# Stated goal
All entries are to be quoted exactly; the images stay out of the copy.

# Items
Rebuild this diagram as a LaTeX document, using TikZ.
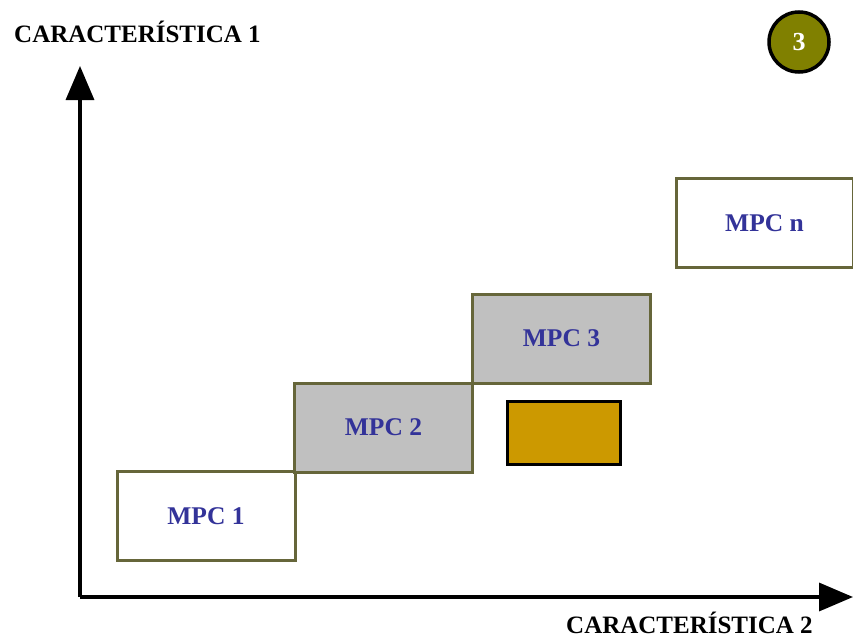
\documentclass[tikz,border=0pt]{standalone}
\usepackage{fontspec}
\setmainfont{Liberation Serif}
\usetikzlibrary{arrows.meta}
\definecolor{olivebd}{HTML}{66663A}
\definecolor{mpcfill}{HTML}{C0C0C0}
\definecolor{mpctext}{HTML}{333399}
\definecolor{orangefill}{HTML}{CC9900}
\definecolor{circfill}{HTML}{808000}
\begin{document}
\begin{tikzpicture}[x=1pt,y=-1pt,
  mpcbox/.style={draw=olivebd,line width=3pt,minimum width=178pt,minimum height=89pt,inner sep=0pt,
    font=\fontsize{25.5}{28}\selectfont\bfseries,text=mpctext},
  axis/.style={line width=3.5pt,-{Triangle[length=34pt,width=28pt]}},
  axlabel/.style={font=\fontsize{25}{28}\selectfont\bfseries,inner sep=0pt}]
\useasboundingbox (0,0) rectangle (853,637);
\coordinate (o) at (80,597);
\coordinate (ytop) at (80,66);
\coordinate (xend) at (853,597);
\draw[axis] (o) -- (ytop);
\draw[axis] (o) -- (xend);
\node[axlabel,anchor=base west] (l1) at (14,42) {CARACTERÍSTICA 1};
\node[axlabel,anchor=base west] (l2) at (566,633) {CARACTERÍSTICA 2};
\node[mpcbox,fill=white] (m1) at (206,516) {MPC 1};
\node[mpcbox,fill=mpcfill] (m2) at (383.5,427.5) {MPC 2};
\node[mpcbox,fill=mpcfill] (m3) at (561.5,338.5) {MPC 3};
\node[mpcbox,fill=white,minimum width=177pt] (mn) at (764.5,223) {MPC n};
\node[draw=black,line width=3pt,fill=orangefill,minimum width=113pt,minimum height=63pt,inner sep=0pt] (ob) at (564,433) {};
\node[circle,draw=black,line width=3.5pt,fill=circfill,minimum size=60pt,inner sep=0pt,text=white,
  font=\fontsize{26}{28}\selectfont\bfseries] (c3) at (799,42) {3};
\end{tikzpicture}
\end{document}
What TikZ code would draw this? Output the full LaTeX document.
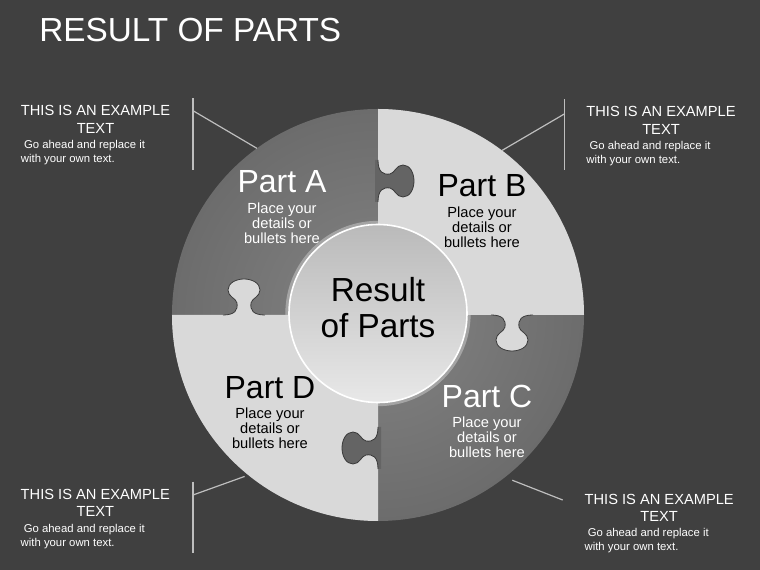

# Worked solution
Rebuild this diagram as a LaTeX document, using TikZ.
\documentclass[tikz,border=0pt]{standalone}
\usepackage{fontspec}
\setmainfont{Liberation Serif}
\usetikzlibrary{arrows.meta}
\definecolor{olivebd}{HTML}{66663A}
\definecolor{mpcfill}{HTML}{C0C0C0}
\definecolor{mpctext}{HTML}{333399}
\definecolor{orangefill}{HTML}{CC9900}
\definecolor{circfill}{HTML}{808000}
\begin{document}
\begin{tikzpicture}[x=1pt,y=-1pt,
  mpcbox/.style={draw=olivebd,line width=3pt,minimum width=178pt,minimum height=89pt,inner sep=0pt,
    font=\fontsize{25.5}{28}\selectfont\bfseries,text=mpctext},
  axis/.style={line width=3.5pt,-{Triangle[length=34pt,width=28pt]}},
  axlabel/.style={font=\fontsize{25}{28}\selectfont\bfseries,inner sep=0pt}]
\useasboundingbox (0,0) rectangle (853,637);
\coordinate (o) at (80,597);
\coordinate (ytop) at (80,66);
\coordinate (xend) at (853,597);
\draw[axis] (o) -- (ytop);
\draw[axis] (o) -- (xend);
\node[axlabel,anchor=base west] (l1) at (14,42) {CARACTERÍSTICA 1};
\node[axlabel,anchor=base west] (l2) at (566,633) {CARACTERÍSTICA 2};
\node[mpcbox,fill=white] (m1) at (206,516) {MPC 1};
\node[mpcbox,fill=mpcfill] (m2) at (383.5,427.5) {MPC 2};
\node[mpcbox,fill=mpcfill] (m3) at (561.5,338.5) {MPC 3};
\node[mpcbox,fill=white,minimum width=177pt] (mn) at (764.5,223) {MPC n};
\node[draw=black,line width=3pt,fill=orangefill,minimum width=113pt,minimum height=63pt,inner sep=0pt] (ob) at (564,433) {};
\node[circle,draw=black,line width=3.5pt,fill=circfill,minimum size=60pt,inner sep=0pt,text=white,
  font=\fontsize{26}{28}\selectfont\bfseries] (c3) at (799,42) {3};
\end{tikzpicture}
\end{document}
What TikZ code would draw this? Output the full LaTeX document.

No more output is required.